Municipalities are notified quarterly, but only of cargo which has already passed through.
Beatty and Smith also suggest training first responders in hazardous materials handling, including train crews, and local fire departments and emergency services.
Should an old short line carry large heavy Class One trains? That track is in Occupant Control System Territory, without signals, which railroaders call “dark territory”. So no signals alerted the railway traffic controller of a runaway train on the track.
The perfect storm of factors potentially includes fatigue, equipment failure, lack of monitoring, volume of train, possible lack of inspection and maintenance and gravity. Says Smith, “It jumped out at me. Why would you leave a train staged on a grade if you didn’t have to?”
Released evidence says the locomotive was spewing oil droplets and had smoky exhaust. The engineer left, the fire started and was put out. But why was a locomotive which had just been on fire kept running?
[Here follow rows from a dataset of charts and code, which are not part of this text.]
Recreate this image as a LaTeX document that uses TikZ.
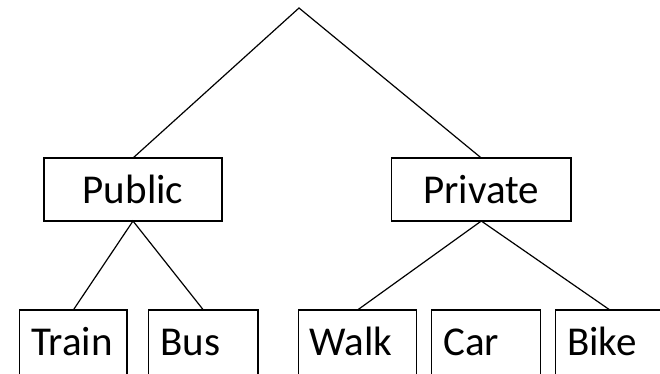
\documentclass[tikz,border=0pt]{standalone}
\usepackage{fontspec}
\setmainfont{Carlito}
\begin{document}
\begin{tikzpicture}[x=1pt,y=-1pt,line width=1.2pt,
  midbox/.style={draw=black,rectangle,outer sep=0pt,inner sep=0pt,
    minimum height=63pt,text height=27pt,text depth=0pt,
    font=\fontsize{41}{48}\selectfont},
  leafbox/.style={draw=black,rectangle,outer sep=0pt,inner ysep=0pt,inner xsep=11.5pt,
    minimum height=66pt,text height=24pt,text depth=0pt,align=left,
    font=\fontsize{41}{48}\selectfont},
  link/.style={draw=black,line width=1.2pt}]
\useasboundingbox (0,0) rectangle (660,373);
\begin{scope}
\clip (0,0) rectangle (660,373);
\coordinate (top) at (299,8);
\node[midbox,minimum width=178pt] (public) at (133,189.5) {Public};
\node[midbox,minimum width=179.3pt] (private) at (481.3,189.5) {Private};
\node[leafbox,text width=84.4pt] (train) at (73.3,343) {Train};
\node[leafbox,text width=86.3pt] (bus) at (203.4,343) {Bus};
\node[leafbox,text width=95.4pt] (walk) at (357.5,343) {Walk};
\node[leafbox,text width=86pt] (car) at (486.2,343) {Car};
\node[leafbox,text width=85.3pt] (bike) at (609.9,343) {Bike};
\draw[link] (public.north) -- (top) -- (private.north);
\draw[link] (train.north) -- (public.south) -- (bus.north);
\draw[link] (walk.north) -- (private.south) -- (bike.north);
\end{scope}
\end{tikzpicture}
\end{document}
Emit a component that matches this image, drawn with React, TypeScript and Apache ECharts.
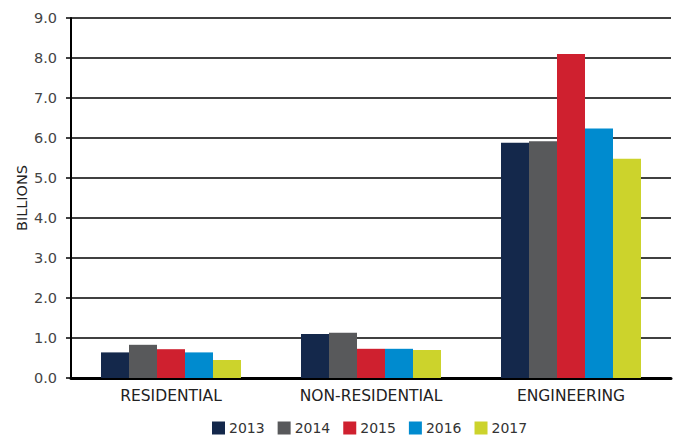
import React, { useEffect, useRef } from "react";
import * as echarts from "echarts";

const categories = ["RESIDENTIAL", "NON-RESIDENTIAL", "ENGINEERING"];
const years = ["2013", "2014", "2015", "2016", "2017"];
const colors = ["#14284b", "#58595b", "#cf202f", "#008bcf", "#ccd32c"];
const v2013 = [0.64, 1.1, 5.88];
const v2014 = [0.83, 1.13, 5.92];
const v2015 = [0.72, 0.73, 8.1];
const v2016 = [0.64, 0.73, 6.24];
const v2017 = [0.45, 0.7, 5.48];
const seriesValues = [v2013, v2014, v2015, v2016, v2017];

export default function App() {
  const ref = useRef<HTMLDivElement>(null);
  useEffect(() => {
    const chart = echarts.init(ref.current!, null, { renderer: "svg" });
    const font = "'DejaVu Sans', sans-serif";
    chart.setOption({
      animation: false,
      textStyle: { fontFamily: font },
      grid: { left: 71, right: 4, top: 18, bottom: 58 },
      legend: {
        top: 421,
        left: 212,
        padding: 0,
        itemWidth: 13,
        itemHeight: 13,
        itemGap: 13,
        icon: "rect",
        textStyle: { fontSize: 14, color: "#333", fontFamily: font, padding: [0, 0, 0, -1] },
        data: years,
      },
      xAxis: {
        type: "category",
        data: categories,
        axisLine: { lineStyle: { color: "#000", width: 3 } },
        axisTick: { show: false },
        axisLabel: { fontSize: 15.5, color: "#222", margin: 10, fontFamily: font },
      },
      yAxis: {
        type: "value",
        min: 0,
        max: 9,
        interval: 1,
        name: "BILLIONS",
        nameLocation: "middle",
        nameGap: 42,
        nameMoveOverlap: false,
        nameTextStyle: { fontSize: 14.5, color: "#222", fontFamily: font },
        axisLine: { show: true, lineStyle: { color: "#000", width: 2 } },
        axisTick: { show: true, length: 5, lineStyle: { color: "#000", width: 1.5 } },
        axisLabel: {
          fontSize: 14.5,
          color: "#444",
          margin: 14,
          fontFamily: font,
          formatter: (v: number) => v.toFixed(1),
        },
        splitLine: { lineStyle: { color: "#000", width: 1.5 } },
      },
      series: years.map((y, i) => ({
        name: y,
        type: "bar",
        data: seriesValues[i],
        barWidth: 28,
        barGap: "0%",
        itemStyle: { color: colors[i] },
      })),
    });
    return () => chart.dispose();
  }, []);
  return (
    <div
      ref={ref}
      style={{ position: "absolute", left: 0, top: 0, width: 675, height: 436 }}
    />
  );
}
Why wasn’t it replaced with another engine?
Engineer Thomas Harding is being blamed for not setting enough handbrakes, but those actions may not have mattered if the train had been level, if a second engineer or a conductor helped set the brakes and test them, if the train had been completely shut down for the night as is usual in Canadian operations, if the MMA had responded to the locomotive fire by taking that engine off the train, or if standard regulations to stage a train while engineers rest were implemented and enforced.
“That should be a standard procedure,” says Smith. “Any unattended train should be properly secured and left on emergency. That is: shut down, all air out of the lines, which automatically puts on all the brakes, the keys out, the reverser handle taken, and often the locomotive detached from the train.”
Since the tragedy the federal government has made some changes, but do they go far enough? Thin- hulled DOT-111 tanker cars will no longer be allowed to carry petroleum products, but the TCRC suggests they should not carry volatile chemicals, like chlorine and propane either.
Protective Direction 32 requires railways to tell municipalities what dangerous goods the company is transporting through them, but states railways are not required to provide that information if municipalities don’t keep the information secret, and the information is out-of-date.
The federal government has banned one-person crews, but only on trains carrying hazardous cargo. Why should any train be allowed to run with one person —even a commuter train? Considering the mass and momentum, doesn’t the buddy system just make sense?
“Well,” says Smith, “four eyes are better than two.”